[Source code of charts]
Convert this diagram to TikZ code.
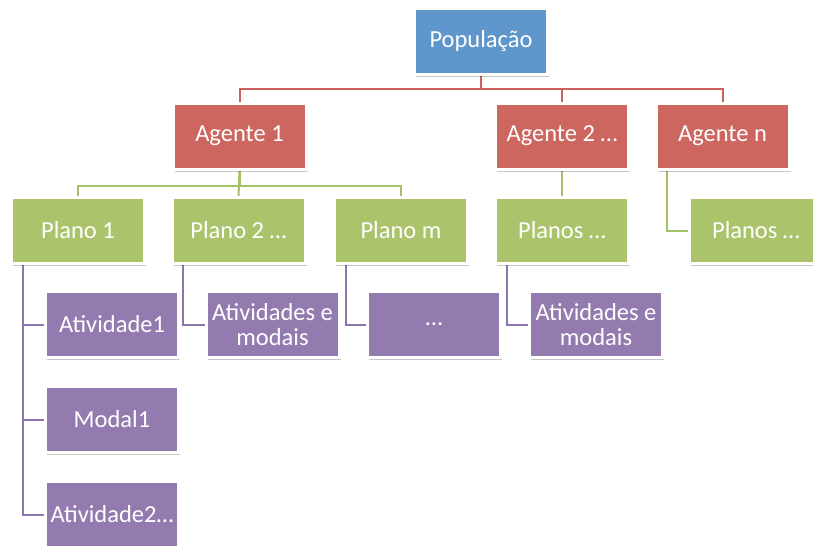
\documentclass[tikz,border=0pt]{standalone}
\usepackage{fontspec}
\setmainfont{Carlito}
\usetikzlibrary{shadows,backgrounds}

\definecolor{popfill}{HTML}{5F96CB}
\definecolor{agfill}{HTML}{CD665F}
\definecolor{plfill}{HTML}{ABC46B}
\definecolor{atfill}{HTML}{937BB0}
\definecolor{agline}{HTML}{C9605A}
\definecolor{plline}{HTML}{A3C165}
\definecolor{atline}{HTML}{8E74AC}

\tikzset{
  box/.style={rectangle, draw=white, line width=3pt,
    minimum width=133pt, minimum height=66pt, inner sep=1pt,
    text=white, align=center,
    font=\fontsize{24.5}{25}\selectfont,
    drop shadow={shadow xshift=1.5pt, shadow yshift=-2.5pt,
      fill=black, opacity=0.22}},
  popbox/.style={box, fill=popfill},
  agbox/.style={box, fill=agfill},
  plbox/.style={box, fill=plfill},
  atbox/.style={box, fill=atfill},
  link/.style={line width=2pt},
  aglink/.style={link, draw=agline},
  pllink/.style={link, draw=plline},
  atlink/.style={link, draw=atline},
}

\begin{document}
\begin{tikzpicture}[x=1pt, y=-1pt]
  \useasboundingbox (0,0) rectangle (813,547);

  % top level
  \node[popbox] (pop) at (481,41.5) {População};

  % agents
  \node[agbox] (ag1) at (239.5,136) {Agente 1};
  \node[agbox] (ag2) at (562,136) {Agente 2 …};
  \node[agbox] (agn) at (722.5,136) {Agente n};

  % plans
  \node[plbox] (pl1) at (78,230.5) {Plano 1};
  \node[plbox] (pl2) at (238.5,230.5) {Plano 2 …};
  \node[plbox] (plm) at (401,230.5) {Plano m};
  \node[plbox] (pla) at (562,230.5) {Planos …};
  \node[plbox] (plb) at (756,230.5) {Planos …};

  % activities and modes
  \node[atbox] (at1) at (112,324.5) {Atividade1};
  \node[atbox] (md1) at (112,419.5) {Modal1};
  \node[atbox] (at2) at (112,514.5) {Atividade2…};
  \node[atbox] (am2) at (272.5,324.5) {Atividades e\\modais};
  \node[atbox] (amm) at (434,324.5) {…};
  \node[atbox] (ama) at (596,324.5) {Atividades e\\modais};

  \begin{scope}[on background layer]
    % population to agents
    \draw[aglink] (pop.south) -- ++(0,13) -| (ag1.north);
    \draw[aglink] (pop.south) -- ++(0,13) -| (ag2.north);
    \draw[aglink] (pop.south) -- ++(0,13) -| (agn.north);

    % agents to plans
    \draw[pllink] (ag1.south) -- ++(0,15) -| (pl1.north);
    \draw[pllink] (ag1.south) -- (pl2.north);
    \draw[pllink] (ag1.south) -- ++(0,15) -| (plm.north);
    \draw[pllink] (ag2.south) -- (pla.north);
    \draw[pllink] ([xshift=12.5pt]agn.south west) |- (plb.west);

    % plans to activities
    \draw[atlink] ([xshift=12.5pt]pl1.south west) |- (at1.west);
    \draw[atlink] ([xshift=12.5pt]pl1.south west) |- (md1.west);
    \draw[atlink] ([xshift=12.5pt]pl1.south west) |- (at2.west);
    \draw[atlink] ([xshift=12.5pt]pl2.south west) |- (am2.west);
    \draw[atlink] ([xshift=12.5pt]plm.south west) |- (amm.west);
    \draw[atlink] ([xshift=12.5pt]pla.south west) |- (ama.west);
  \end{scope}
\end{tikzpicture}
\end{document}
---
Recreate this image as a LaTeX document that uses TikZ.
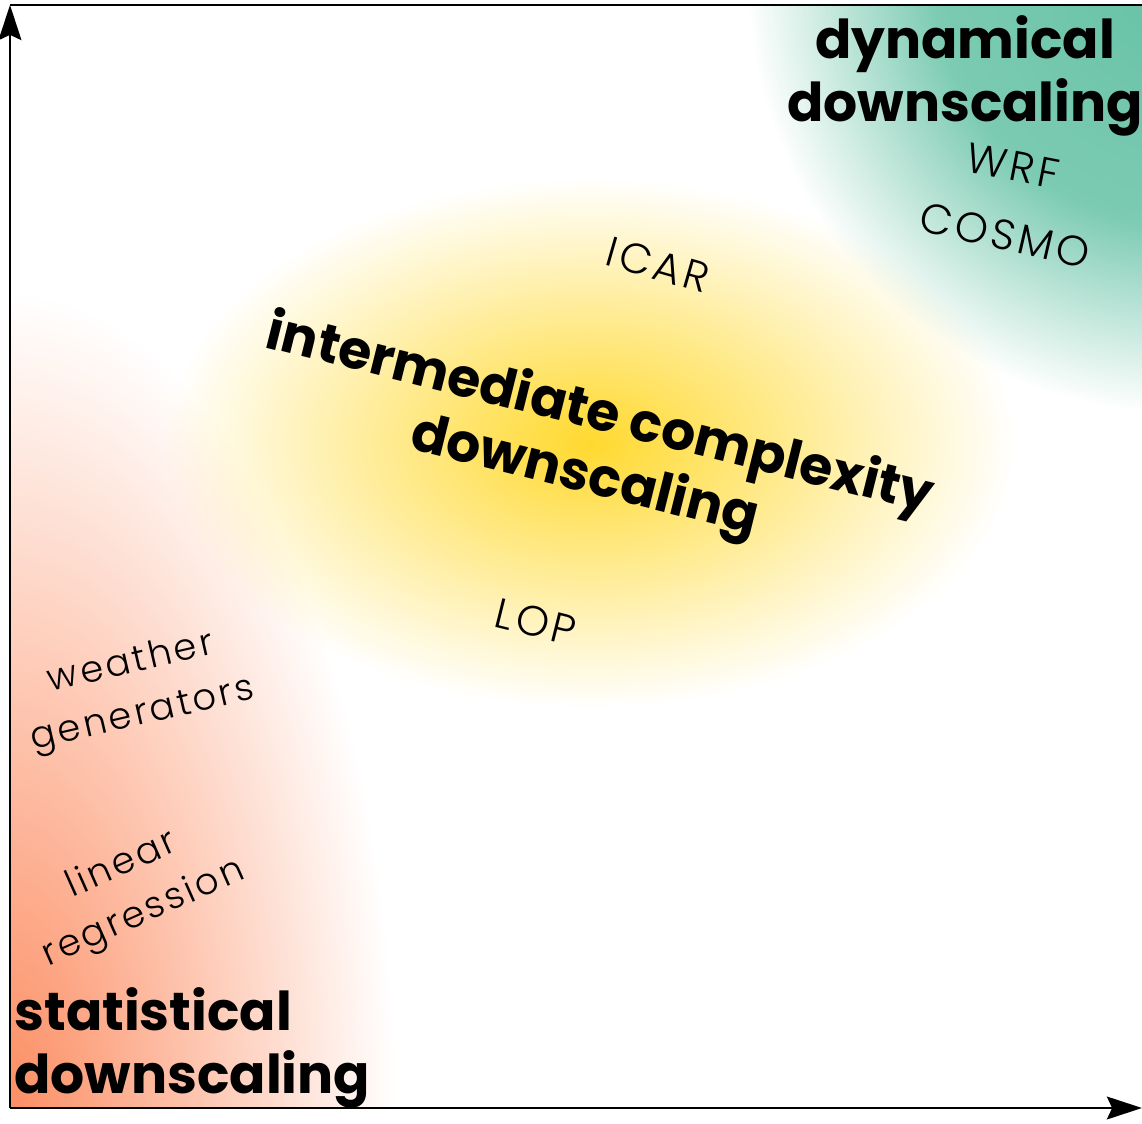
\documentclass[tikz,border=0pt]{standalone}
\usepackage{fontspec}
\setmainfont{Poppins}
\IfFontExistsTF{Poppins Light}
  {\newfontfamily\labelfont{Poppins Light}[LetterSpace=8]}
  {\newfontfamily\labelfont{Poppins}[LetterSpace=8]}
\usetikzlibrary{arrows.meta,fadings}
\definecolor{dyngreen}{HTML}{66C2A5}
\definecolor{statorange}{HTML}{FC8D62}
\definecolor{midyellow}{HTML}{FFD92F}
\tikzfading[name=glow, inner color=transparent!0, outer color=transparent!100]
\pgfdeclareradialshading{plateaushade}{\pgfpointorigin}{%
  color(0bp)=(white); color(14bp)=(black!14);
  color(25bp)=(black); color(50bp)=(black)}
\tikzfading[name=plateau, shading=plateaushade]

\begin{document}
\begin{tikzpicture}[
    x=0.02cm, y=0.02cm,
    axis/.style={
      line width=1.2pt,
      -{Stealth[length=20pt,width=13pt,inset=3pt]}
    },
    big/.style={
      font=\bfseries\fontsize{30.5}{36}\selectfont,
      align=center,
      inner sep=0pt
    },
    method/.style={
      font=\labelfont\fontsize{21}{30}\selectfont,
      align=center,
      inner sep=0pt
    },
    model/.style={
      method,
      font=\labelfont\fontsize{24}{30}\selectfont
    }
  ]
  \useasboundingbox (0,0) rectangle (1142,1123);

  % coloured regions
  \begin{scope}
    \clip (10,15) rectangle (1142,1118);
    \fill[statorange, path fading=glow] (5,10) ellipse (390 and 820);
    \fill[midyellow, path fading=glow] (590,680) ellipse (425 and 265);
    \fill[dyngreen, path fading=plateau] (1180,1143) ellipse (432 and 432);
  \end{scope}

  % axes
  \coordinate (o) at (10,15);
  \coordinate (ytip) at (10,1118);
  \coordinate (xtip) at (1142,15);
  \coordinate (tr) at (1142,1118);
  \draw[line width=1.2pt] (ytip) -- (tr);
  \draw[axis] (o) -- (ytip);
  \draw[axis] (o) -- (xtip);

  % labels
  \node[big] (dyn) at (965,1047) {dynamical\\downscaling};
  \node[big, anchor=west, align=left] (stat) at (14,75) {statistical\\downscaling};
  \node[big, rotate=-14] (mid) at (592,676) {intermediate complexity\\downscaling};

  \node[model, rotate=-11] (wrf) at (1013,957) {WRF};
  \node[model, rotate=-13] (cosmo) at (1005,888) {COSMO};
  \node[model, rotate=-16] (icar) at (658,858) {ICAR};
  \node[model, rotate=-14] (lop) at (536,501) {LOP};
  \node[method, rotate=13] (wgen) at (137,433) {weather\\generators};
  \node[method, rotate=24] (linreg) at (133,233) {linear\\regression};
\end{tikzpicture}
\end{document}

## What the task requires
The lines you need run from the one containing "Recreate this image" down to the one containing "(o) -- (xtip);"; print them exactly, both ends included, and leave out pictures.

## Reply
Recreate this image as a LaTeX document that uses TikZ.
\documentclass[tikz,border=0pt]{standalone}
\usepackage{fontspec}
\setmainfont{Poppins}
\IfFontExistsTF{Poppins Light}
  {\newfontfamily\labelfont{Poppins Light}[LetterSpace=8]}
  {\newfontfamily\labelfont{Poppins}[LetterSpace=8]}
\usetikzlibrary{arrows.meta,fadings}
\definecolor{dyngreen}{HTML}{66C2A5}
\definecolor{statorange}{HTML}{FC8D62}
\definecolor{midyellow}{HTML}{FFD92F}
\tikzfading[name=glow, inner color=transparent!0, outer color=transparent!100]
\pgfdeclareradialshading{plateaushade}{\pgfpointorigin}{%
  color(0bp)=(white); color(14bp)=(black!14);
  color(25bp)=(black); color(50bp)=(black)}
\tikzfading[name=plateau, shading=plateaushade]

\begin{document}
\begin{tikzpicture}[
    x=0.02cm, y=0.02cm,
    axis/.style={
      line width=1.2pt,
      -{Stealth[length=20pt,width=13pt,inset=3pt]}
    },
    big/.style={
      font=\bfseries\fontsize{30.5}{36}\selectfont,
      align=center,
      inner sep=0pt
    },
    method/.style={
      font=\labelfont\fontsize{21}{30}\selectfont,
      align=center,
      inner sep=0pt
    },
    model/.style={
      method,
      font=\labelfont\fontsize{24}{30}\selectfont
    }
  ]
  \useasboundingbox (0,0) rectangle (1142,1123);

  % coloured regions
  \begin{scope}
    \clip (10,15) rectangle (1142,1118);
    \fill[statorange, path fading=glow] (5,10) ellipse (390 and 820);
    \fill[midyellow, path fading=glow] (590,680) ellipse (425 and 265);
    \fill[dyngreen, path fading=plateau] (1180,1143) ellipse (432 and 432);
  \end{scope}

  % axes
  \coordinate (o) at (10,15);
  \coordinate (ytip) at (10,1118);
  \coordinate (xtip) at (1142,15);
  \coordinate (tr) at (1142,1118);
  \draw[line width=1.2pt] (ytip) -- (tr);
  \draw[axis] (o) -- (ytip);
  \draw[axis] (o) -- (xtip);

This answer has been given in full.